1.6.20

Caligrafia


Electronic, “Get the Message”, in https://www.youtube.com/watch?v=_7sVSSb2mU4
Um código de conduta: as letras e os números repousavam no papel, obedeciam a um desenho codificado. A linhagem de quem os escrevia. Perguntavas: 
Porque desenhas o oito dessa forma? 
(Duas circunferências, a de cima mais pequena assentando nos ombros da outra, maior.) 
Não sabia dar resposta. Mas levou-me a pensar. Não seria o caso do oito (assim julgava), mas havia letras que foram reconfiguradas com a passagem do tempo. Os erres que desenho agora são diferentes dos erres da adolescência. O mesmo com os esses. Um perito das profundezas da alma daria resposta à altura. Diria que a caligrafia é permeável às mutações por que passamos. O perito estará até qualificado para fornecer explicações com elevada densidade sobre o porquê de a caligrafia sofrer metamorfoses. Talvez porque ninguém é à prova de metamorfoses durante o tempo que leva de vida. O assunto não é da lavra da complexidade.

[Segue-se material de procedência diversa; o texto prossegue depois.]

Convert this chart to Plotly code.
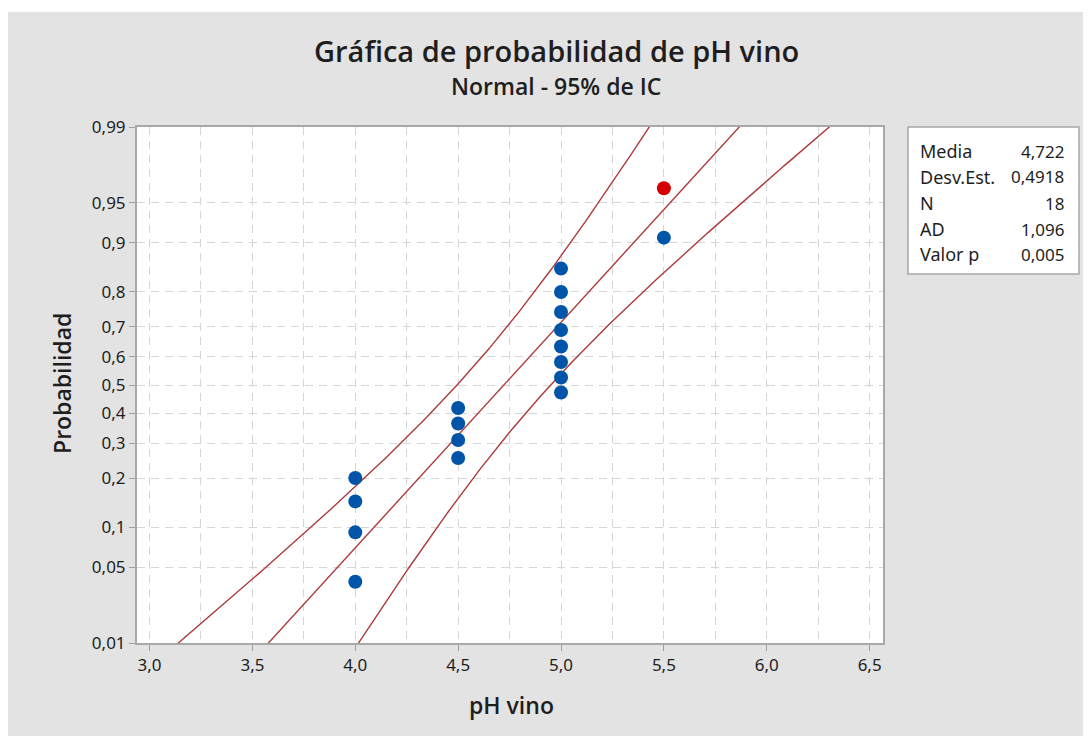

Voltei atrás, depois de algum silêncio e de nula reposta à demanda: 
Não sei existir uma razão para desenhar os oitos desta forma, ou os erres, ou os esses. É um movimento espontâneo. Talvez me recorde que foi por estéticas considerações que deixei de fazer um oito que era o sinal do infinito na vertical, ou um erre com um desenho diferente dos erres atuais, ou um esse em letra de reprografia em vez de um esse correspondente à caligrafia da escola primária. Deixei de prestar atenção à cartografia da caligrafia. Ainda que haja peritos que consideram a codificação da caligrafia e atribuem sinais correspondentes ao desenho das letras e dos números, não quero considerar a hipótese. A caligrafia é um movimento aleatório.
Aleatório e – intuí logo a seguir, já na companhia do silêncio – não ordenado. A certa altura, pode apetecer reconfigurar certas letras do alfabeto, redesenhando a caligrafia. Apenas porque apetece, a estética como única medida. Sem relação causal com possíveis modificações do comportamento, ou maneiras diferentes de nos posicionarmos como entes ativos do mundo de que somos atores. Se aceitasse o desafio da epistemologia da caligrafia, podia acrescentar mais dúvidas que serviriam para negar a discussão: a caligrafia da mesma pessoa não é influenciada por estados de alma? Um erre sob influência do sarcasmo não é diferente de um erre de quem o escreve irritado? Um esse num texto apaixonado não tem um desenho diferente de um esse num requerimento à administração pública? Disseste, em fim de conversa: 
Nada disso interessa. Hoje já pouco manuscrevemos.